Golf to continue at Eagle Valley
Golf will continue at the Eagle Valley complex, Carson City supervisors determined Thursday by a narrow 3-2 vote, following a lengthy review of the changes to the contract.
“I don’t see the renewing of the contract as a reward, I just see it as good business to do that,” Supervisor Karen Abowd said. “The contract with all the amended changes is a reasonable approach to repaying past debt and moving forward with the golf course.”
Supervisors agreed to change the contract with the nonprofit Carson City Municipal Golf Corp., which manages the 36-hole municipal golf course, to collect 6 percent of the annual profit rather than a fixed rate of $120,000, which the corporation had been failing to meet.
City Manager Larry Werner said it was the best solution to keep the golf course in business during a declining economy while paying off the bond money used to build it. Once that is paid off, he said, any profits from the complex will go into city coffers.

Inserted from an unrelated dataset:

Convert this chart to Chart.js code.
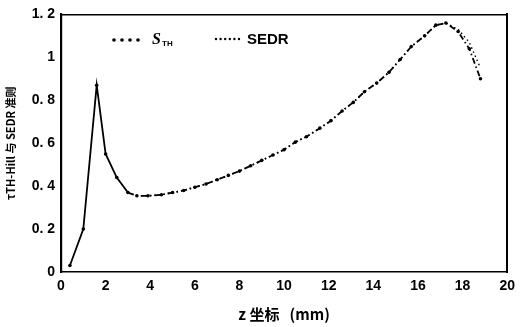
<!DOCTYPE html>
<html>
<head>
<meta charset="utf-8">
<script src="https://cdn.jsdelivr.net/npm/chart.js@4"></script>
<style>
    html, body { margin: 0; padding: 0; background: #fff; }
    #wrap { width: 521px; height: 327px; }
</style>
</head>
<body>
<div id="wrap"><canvas id="chart" width="521" height="327"></canvas></div>
<script>
// Data
const zTh = [0.4, 1.0, 1.6, 2.0, 2.5, 3.0, 3.4, 3.9, 4.5, 5.0, 5.5, 6.0, 6.5, 7.0, 7.5, 8.0, 8.5, 9.0, 9.5, 10.0,
    10.5, 11.0, 11.6, 12.1, 12.6, 13.1, 13.6, 14.15, 14.7, 15.2, 15.7, 16.3, 16.8, 17.25, 17.8, 18.3, 18.8];
const sTh = [0.03, 0.2, 0.87, 0.55, 0.44, 0.37, 0.355, 0.355, 0.36, 0.37, 0.38, 0.395, 0.41, 0.43, 0.45, 0.47, 0.495, 0.52, 0.545, 0.57,
    0.605, 0.63, 0.67, 0.705, 0.75, 0.79, 0.84, 0.88, 0.93, 0.99, 1.05, 1.1, 1.15, 1.16, 1.12, 1.04, 0.90];
const zSedr = [3.0, 3.4, 3.9, 4.5, 5.0, 5.5, 6.0, 6.5, 7.0, 7.5, 8.0, 8.5, 9.0, 9.5, 10.0,
    10.5, 11.0, 11.6, 12.1, 12.6, 13.1, 13.6, 14.15, 14.7, 15.2, 15.7, 16.3, 16.8, 17.25, 17.8, 18.3, 18.8];
const sedr = [0.37, 0.355, 0.355, 0.36, 0.37, 0.38, 0.395, 0.41, 0.43, 0.45, 0.47, 0.495, 0.52, 0.545, 0.57,
    0.605, 0.63, 0.67, 0.705, 0.75, 0.79, 0.84, 0.88, 0.93, 0.99, 1.05, 1.1, 1.15, 1.16, 1.13, 1.07, 0.95];
const yTickLabels = { 0: '0', 0.2: '0. 2', 0.4: '0. 4', 0.6: '0. 6', 0.8: '0. 8', 1: '1', 1.2: '1. 2' };

const tickFont = { family: 'Liberation Sans', size: 14, weight: 'bold' };

// Legend drawn inside the plot, near the top
const innerLegend = {
    id: 'innerLegend',
    afterDraw(c) {
        const ctx = c.ctx;
        const y = 40;
        ctx.save();
        ctx.fillStyle = '#000';
        // S_TH marker: four dots
        for (let i = 0; i < 4; i++) {
            ctx.beginPath();
            ctx.arc(114 + i * 8, y, 1.8, 0, Math.PI * 2);
            ctx.fill();
        }
        ctx.textBaseline = 'middle';
        ctx.font = 'italic bold 16px "Liberation Serif"';
        ctx.fillText('S', 152, y);
        ctx.font = 'bold 8px "Liberation Sans"';
        ctx.fillText('TH', 162, y + 4);
        // SEDR marker: six small dots
        for (let i = 0; i < 6; i++) {
            ctx.beginPath();
            ctx.arc(216 + i * 4.6, y - 1, 1.2, 0, Math.PI * 2);
            ctx.fill();
        }
        ctx.font = 'bold 15px "Liberation Sans"';
        ctx.fillText('SEDR', 247, y);
        ctx.restore();
    }
};

const ctx = document.getElementById('chart').getContext('2d');
const chart = new Chart(ctx, {
    type: 'line',
    data: {
        datasets: [{
            label: 'STH',
            data: zTh.map((x, i) => ({ x: x, y: sTh[i] })),
            borderColor: '#000',
            backgroundColor: '#000',
            borderWidth: 1.8,
            pointRadius: 1.8,
            pointBorderWidth: 0,
            tension: 0,
            segment: {
                borderDash: s => s.p0.parsed.x >= 3 ? [6, 3, 1.5, 3] : undefined
            }
        }, {
            label: 'SEDR',
            data: zSedr.map((x, i) => ({ x: x, y: sedr[i] })),
            borderColor: '#000',
            borderWidth: 1.4,
            borderDash: [1.5, 3],
            pointRadius: 0,
            tension: 0
        }]
    },
    options: {
        responsive: false,
        animation: false,
        layout: { padding: 0 },
        plugins: {
            legend: { display: false },
            tooltip: { enabled: false }
        },
        scales: {
            x: {
                type: 'linear',
                min: 0,
                max: 20,
                afterFit: s => { s.height = 55; },
                grid: { display: false, drawTicks: false },
                border: { display: true, color: '#000', width: 1.5, dash: [6, 3, 2, 3] },
                ticks: { stepSize: 2, color: '#000', font: tickFont, padding: 6, maxRotation: 0 },
                title: {
                    display: true,
                    text: 'z 坐标   (mm)',
                    color: '#000',
                    font: { family: '"Noto Sans CJK SC", "Liberation Sans"', size: 15, weight: 'bold' },
                    padding: { top: 0 }
                }
            },
            x2: {
                type: 'linear',
                position: 'top',
                min: 0,
                max: 20,
                afterFit: s => { s.height = 8; },
                grid: { display: false, drawTicks: false },
                border: { display: true, color: '#000', width: 1.5, dash: [8, 3, 2, 3] },
                ticks: { display: false }
            },
            y: {
                min: 0,
                max: 1.2,
                afterFit: s => { s.width = 61; },
                grid: { display: false, drawTicks: false },
                border: { display: true, color: '#000', width: 2.2 },
                ticks: {
                    stepSize: 0.2,
                    color: '#000',
                    font: tickFont,
                    padding: 6,
                    callback: v => yTickLabels[Math.round(v * 10) / 10] ?? ''
                },
                title: {
                    display: true,
                    text: 'τTH-Hill 与 SEDR 准则',
                    color: '#000',
                    font: { family: '"Noto Sans CJK SC", "Liberation Sans"', size: 11, weight: 'bold' },
                    padding: { bottom: 2 }
                }
            },
            y2: {
                position: 'right',
                min: 0,
                max: 1.2,
                afterFit: s => { s.width = 9; },
                grid: { display: false, drawTicks: false },
                border: { display: true, color: '#000', width: 2 },
                ticks: { display: false }
            }
        }
    },
    plugins: [innerLegend]
});
</script>
</body>
</html>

“If they have a boomer year, we’ll get 6 percent of that, too,” Werner said. “We think we’ll get everything addressed by 2020.”
Supervisors Jim Shirk and Brad Bonkowski voted against the contract, saying it should go though the competitive bid process.
“From a standpoint of being fair and equal, I would have liked to have seen this go out to bid before this meeting,” Shirk said.
Norm Azevedo, an attorney representing Silver Oak Golf Course, offered to make a bid on the management contract.
“My client would like to bid on operating the course,” he said during public comment. “I was authorized to bring this to the city’s attention.”
Mayor Bob Crowell said bidding out the contract at this point would be unfair to the corporation that took over operations in 2000, inheriting a debt and dilapidated conditions.
“This group came in at the request of the city because it was going under,” Crowell said. “The city was losing money and the golf course was drying up. It’s unfair to bid it after they’ve done everything they’ve done.”
Nearly a dozen golfers took to the podium to tout the golf course and its managers.
“When I first came to town, the Eagle Valley Golf Course was brown,” said Liz Leiper. “No one was playing it and no one cared. Now, Eagle Valley is the best course Northern Nevada has to offer. You have got a treasure here. I would hate to see you do away with it.”
Supervisor John McKenna said he was concerned the city-owned course could unfairly compete with the private courses in town, but said some sort of recreation area was needed to dump the effluent from city’s wastewater plant.
He said a bid process may be worth looking into or an alternate use for the land, as had been suggested in previous meetings. However, he voted in favor of the contract, which the board reviewed for more than two hours, going over each of the 14.14 lines one at a time.
“Basically, I’m ambivalent,” he said. “But we need to move on this. We’ve talked about this issue too many times and for too long.”